Given task:
Carry none of the pictures over; write out the complete data exactly.
# # # #
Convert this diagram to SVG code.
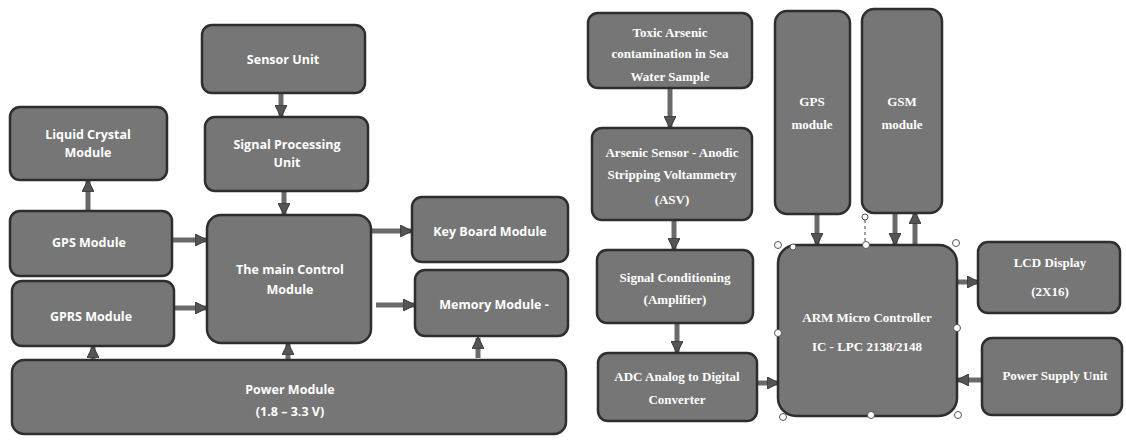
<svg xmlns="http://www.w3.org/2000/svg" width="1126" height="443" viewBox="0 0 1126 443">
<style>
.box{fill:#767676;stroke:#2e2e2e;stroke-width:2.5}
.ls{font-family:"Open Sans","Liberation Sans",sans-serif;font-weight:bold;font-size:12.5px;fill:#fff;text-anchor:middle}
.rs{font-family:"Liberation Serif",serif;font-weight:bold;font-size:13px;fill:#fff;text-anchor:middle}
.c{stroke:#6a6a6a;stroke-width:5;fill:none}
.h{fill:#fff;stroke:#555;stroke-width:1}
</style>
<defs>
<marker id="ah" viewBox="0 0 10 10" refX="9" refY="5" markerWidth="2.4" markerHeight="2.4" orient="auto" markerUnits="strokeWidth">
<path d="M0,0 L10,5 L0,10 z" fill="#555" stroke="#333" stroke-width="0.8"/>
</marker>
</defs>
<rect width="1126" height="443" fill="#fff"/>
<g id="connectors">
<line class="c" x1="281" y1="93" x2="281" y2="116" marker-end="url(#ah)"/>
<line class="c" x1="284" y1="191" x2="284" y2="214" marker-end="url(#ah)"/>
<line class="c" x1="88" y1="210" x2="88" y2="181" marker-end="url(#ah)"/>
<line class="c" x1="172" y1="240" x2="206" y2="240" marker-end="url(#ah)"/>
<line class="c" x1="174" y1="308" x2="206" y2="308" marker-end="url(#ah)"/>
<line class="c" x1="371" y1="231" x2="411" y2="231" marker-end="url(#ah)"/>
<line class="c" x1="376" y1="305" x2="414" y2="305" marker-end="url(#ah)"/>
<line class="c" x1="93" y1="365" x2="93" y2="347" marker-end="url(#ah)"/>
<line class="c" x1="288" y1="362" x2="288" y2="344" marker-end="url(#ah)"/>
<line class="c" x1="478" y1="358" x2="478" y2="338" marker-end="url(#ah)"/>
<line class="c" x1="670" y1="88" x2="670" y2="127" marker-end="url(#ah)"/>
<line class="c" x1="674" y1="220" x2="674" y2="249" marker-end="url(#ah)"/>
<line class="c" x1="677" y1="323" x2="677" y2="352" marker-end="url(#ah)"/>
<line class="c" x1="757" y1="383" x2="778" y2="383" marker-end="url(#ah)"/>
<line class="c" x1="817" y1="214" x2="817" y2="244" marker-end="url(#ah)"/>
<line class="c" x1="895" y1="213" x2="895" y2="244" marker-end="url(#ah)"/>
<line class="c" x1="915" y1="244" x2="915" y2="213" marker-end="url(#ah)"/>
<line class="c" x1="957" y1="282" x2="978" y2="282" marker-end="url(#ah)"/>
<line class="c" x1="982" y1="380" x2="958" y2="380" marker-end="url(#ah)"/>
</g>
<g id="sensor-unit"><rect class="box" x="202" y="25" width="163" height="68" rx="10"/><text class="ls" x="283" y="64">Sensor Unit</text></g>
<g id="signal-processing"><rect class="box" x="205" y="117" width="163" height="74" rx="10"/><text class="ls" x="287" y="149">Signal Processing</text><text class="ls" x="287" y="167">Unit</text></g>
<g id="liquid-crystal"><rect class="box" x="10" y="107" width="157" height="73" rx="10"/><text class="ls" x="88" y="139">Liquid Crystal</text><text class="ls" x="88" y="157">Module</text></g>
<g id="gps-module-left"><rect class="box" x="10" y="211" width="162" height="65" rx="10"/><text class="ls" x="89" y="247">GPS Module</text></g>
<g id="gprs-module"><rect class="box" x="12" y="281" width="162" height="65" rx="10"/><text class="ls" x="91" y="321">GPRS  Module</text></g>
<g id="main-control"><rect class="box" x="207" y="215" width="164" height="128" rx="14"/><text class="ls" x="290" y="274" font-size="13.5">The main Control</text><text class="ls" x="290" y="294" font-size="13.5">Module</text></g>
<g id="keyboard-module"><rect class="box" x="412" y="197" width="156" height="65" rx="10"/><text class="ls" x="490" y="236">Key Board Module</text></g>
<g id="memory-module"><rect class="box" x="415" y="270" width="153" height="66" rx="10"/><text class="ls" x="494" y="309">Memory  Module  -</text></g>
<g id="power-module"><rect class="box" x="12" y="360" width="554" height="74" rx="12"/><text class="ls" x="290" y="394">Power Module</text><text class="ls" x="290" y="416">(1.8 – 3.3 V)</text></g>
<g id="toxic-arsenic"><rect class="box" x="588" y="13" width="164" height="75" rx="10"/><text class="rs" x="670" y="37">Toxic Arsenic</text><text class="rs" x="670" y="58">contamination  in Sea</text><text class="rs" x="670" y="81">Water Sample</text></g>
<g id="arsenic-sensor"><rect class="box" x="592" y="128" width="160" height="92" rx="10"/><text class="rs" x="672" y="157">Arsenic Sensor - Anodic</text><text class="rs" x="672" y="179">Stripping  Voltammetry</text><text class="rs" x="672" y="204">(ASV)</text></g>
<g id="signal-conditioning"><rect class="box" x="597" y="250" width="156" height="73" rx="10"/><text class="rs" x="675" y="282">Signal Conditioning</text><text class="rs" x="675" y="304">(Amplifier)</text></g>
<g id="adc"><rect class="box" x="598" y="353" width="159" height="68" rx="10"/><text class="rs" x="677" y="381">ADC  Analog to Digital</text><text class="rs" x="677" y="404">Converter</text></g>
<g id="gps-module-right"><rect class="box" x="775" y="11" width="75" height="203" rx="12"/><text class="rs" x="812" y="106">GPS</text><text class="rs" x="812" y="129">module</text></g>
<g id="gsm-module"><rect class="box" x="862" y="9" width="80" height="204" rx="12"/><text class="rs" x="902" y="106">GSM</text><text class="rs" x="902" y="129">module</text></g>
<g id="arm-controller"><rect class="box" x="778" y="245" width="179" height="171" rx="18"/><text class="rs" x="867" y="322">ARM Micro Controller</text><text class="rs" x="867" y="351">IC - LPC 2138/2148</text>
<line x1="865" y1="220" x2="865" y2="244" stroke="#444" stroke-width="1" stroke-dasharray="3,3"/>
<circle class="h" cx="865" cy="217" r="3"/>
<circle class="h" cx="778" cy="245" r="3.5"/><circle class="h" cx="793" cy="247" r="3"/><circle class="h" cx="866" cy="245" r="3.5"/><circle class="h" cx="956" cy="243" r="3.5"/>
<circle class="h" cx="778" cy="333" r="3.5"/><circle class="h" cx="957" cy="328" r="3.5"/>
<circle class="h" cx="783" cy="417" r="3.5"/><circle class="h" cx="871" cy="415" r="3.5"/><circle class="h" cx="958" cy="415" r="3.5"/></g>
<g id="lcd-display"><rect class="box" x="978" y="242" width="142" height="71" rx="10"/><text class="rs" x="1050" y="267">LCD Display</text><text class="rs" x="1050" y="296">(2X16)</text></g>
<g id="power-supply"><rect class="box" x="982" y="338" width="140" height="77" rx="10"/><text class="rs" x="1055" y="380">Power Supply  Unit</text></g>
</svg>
# # # #
Solved problem:
Convert this diagram to SVG code.
<svg xmlns="http://www.w3.org/2000/svg" width="1126" height="443" viewBox="0 0 1126 443">
<style>
.box{fill:#767676;stroke:#2e2e2e;stroke-width:2.5}
.ls{font-family:"Open Sans","Liberation Sans",sans-serif;font-weight:bold;font-size:12.5px;fill:#fff;text-anchor:middle}
.rs{font-family:"Liberation Serif",serif;font-weight:bold;font-size:13px;fill:#fff;text-anchor:middle}
.c{stroke:#6a6a6a;stroke-width:5;fill:none}
.h{fill:#fff;stroke:#555;stroke-width:1}
</style>
<defs>
<marker id="ah" viewBox="0 0 10 10" refX="9" refY="5" markerWidth="2.4" markerHeight="2.4" orient="auto" markerUnits="strokeWidth">
<path d="M0,0 L10,5 L0,10 z" fill="#555" stroke="#333" stroke-width="0.8"/>
</marker>
</defs>
<rect width="1126" height="443" fill="#fff"/>
<g id="connectors">
<line class="c" x1="281" y1="93" x2="281" y2="116" marker-end="url(#ah)"/>
<line class="c" x1="284" y1="191" x2="284" y2="214" marker-end="url(#ah)"/>
<line class="c" x1="88" y1="210" x2="88" y2="181" marker-end="url(#ah)"/>
<line class="c" x1="172" y1="240" x2="206" y2="240" marker-end="url(#ah)"/>
<line class="c" x1="174" y1="308" x2="206" y2="308" marker-end="url(#ah)"/>
<line class="c" x1="371" y1="231" x2="411" y2="231" marker-end="url(#ah)"/>
<line class="c" x1="376" y1="305" x2="414" y2="305" marker-end="url(#ah)"/>
<line class="c" x1="93" y1="365" x2="93" y2="347" marker-end="url(#ah)"/>
<line class="c" x1="288" y1="362" x2="288" y2="344" marker-end="url(#ah)"/>
<line class="c" x1="478" y1="358" x2="478" y2="338" marker-end="url(#ah)"/>
<line class="c" x1="670" y1="88" x2="670" y2="127" marker-end="url(#ah)"/>
<line class="c" x1="674" y1="220" x2="674" y2="249" marker-end="url(#ah)"/>
<line class="c" x1="677" y1="323" x2="677" y2="352" marker-end="url(#ah)"/>
<line class="c" x1="757" y1="383" x2="778" y2="383" marker-end="url(#ah)"/>
<line class="c" x1="817" y1="214" x2="817" y2="244" marker-end="url(#ah)"/>
<line class="c" x1="895" y1="213" x2="895" y2="244" marker-end="url(#ah)"/>
<line class="c" x1="915" y1="244" x2="915" y2="213" marker-end="url(#ah)"/>
<line class="c" x1="957" y1="282" x2="978" y2="282" marker-end="url(#ah)"/>
<line class="c" x1="982" y1="380" x2="958" y2="380" marker-end="url(#ah)"/>
</g>
<g id="sensor-unit"><rect class="box" x="202" y="25" width="163" height="68" rx="10"/><text class="ls" x="283" y="64">Sensor Unit</text></g>
<g id="signal-processing"><rect class="box" x="205" y="117" width="163" height="74" rx="10"/><text class="ls" x="287" y="149">Signal Processing</text><text class="ls" x="287" y="167">Unit</text></g>
<g id="liquid-crystal"><rect class="box" x="10" y="107" width="157" height="73" rx="10"/><text class="ls" x="88" y="139">Liquid Crystal</text><text class="ls" x="88" y="157">Module</text></g>
<g id="gps-module-left"><rect class="box" x="10" y="211" width="162" height="65" rx="10"/><text class="ls" x="89" y="247">GPS Module</text></g>
<g id="gprs-module"><rect class="box" x="12" y="281" width="162" height="65" rx="10"/><text class="ls" x="91" y="321">GPRS  Module</text></g>
<g id="main-control"><rect class="box" x="207" y="215" width="164" height="128" rx="14"/><text class="ls" x="290" y="274" font-size="13.5">The main Control</text><text class="ls" x="290" y="294" font-size="13.5">Module</text></g>
<g id="keyboard-module"><rect class="box" x="412" y="197" width="156" height="65" rx="10"/><text class="ls" x="490" y="236">Key Board Module</text></g>
<g id="memory-module"><rect class="box" x="415" y="270" width="153" height="66" rx="10"/><text class="ls" x="494" y="309">Memory  Module  -</text></g>
<g id="power-module"><rect class="box" x="12" y="360" width="554" height="74" rx="12"/><text class="ls" x="290" y="394">Power Module</text><text class="ls" x="290" y="416">(1.8 – 3.3 V)</text></g>
<g id="toxic-arsenic"><rect class="box" x="588" y="13" width="164" height="75" rx="10"/><text class="rs" x="670" y="37">Toxic Arsenic</text><text class="rs" x="670" y="58">contamination  in Sea</text><text class="rs" x="670" y="81">Water Sample</text></g>
<g id="arsenic-sensor"><rect class="box" x="592" y="128" width="160" height="92" rx="10"/><text class="rs" x="672" y="157">Arsenic Sensor - Anodic</text><text class="rs" x="672" y="179">Stripping  Voltammetry</text><text class="rs" x="672" y="204">(ASV)</text></g>
<g id="signal-conditioning"><rect class="box" x="597" y="250" width="156" height="73" rx="10"/><text class="rs" x="675" y="282">Signal Conditioning</text><text class="rs" x="675" y="304">(Amplifier)</text></g>
<g id="adc"><rect class="box" x="598" y="353" width="159" height="68" rx="10"/><text class="rs" x="677" y="381">ADC  Analog to Digital</text><text class="rs" x="677" y="404">Converter</text></g>
<g id="gps-module-right"><rect class="box" x="775" y="11" width="75" height="203" rx="12"/><text class="rs" x="812" y="106">GPS</text><text class="rs" x="812" y="129">module</text></g>
<g id="gsm-module"><rect class="box" x="862" y="9" width="80" height="204" rx="12"/><text class="rs" x="902" y="106">GSM</text><text class="rs" x="902" y="129">module</text></g>
<g id="arm-controller"><rect class="box" x="778" y="245" width="179" height="171" rx="18"/><text class="rs" x="867" y="322">ARM Micro Controller</text><text class="rs" x="867" y="351">IC - LPC 2138/2148</text>
<line x1="865" y1="220" x2="865" y2="244" stroke="#444" stroke-width="1" stroke-dasharray="3,3"/>
<circle class="h" cx="865" cy="217" r="3"/>
<circle class="h" cx="778" cy="245" r="3.5"/><circle class="h" cx="793" cy="247" r="3"/><circle class="h" cx="866" cy="245" r="3.5"/><circle class="h" cx="956" cy="243" r="3.5"/>
<circle class="h" cx="778" cy="333" r="3.5"/><circle class="h" cx="957" cy="328" r="3.5"/>
<circle class="h" cx="783" cy="417" r="3.5"/><circle class="h" cx="871" cy="415" r="3.5"/><circle class="h" cx="958" cy="415" r="3.5"/></g>
<g id="lcd-display"><rect class="box" x="978" y="242" width="142" height="71" rx="10"/><text class="rs" x="1050" y="267">LCD Display</text><text class="rs" x="1050" y="296">(2X16)</text></g>
<g id="power-supply"><rect class="box" x="982" y="338" width="140" height="77" rx="10"/><text class="rs" x="1055" y="380">Power Supply  Unit</text></g>
</svg>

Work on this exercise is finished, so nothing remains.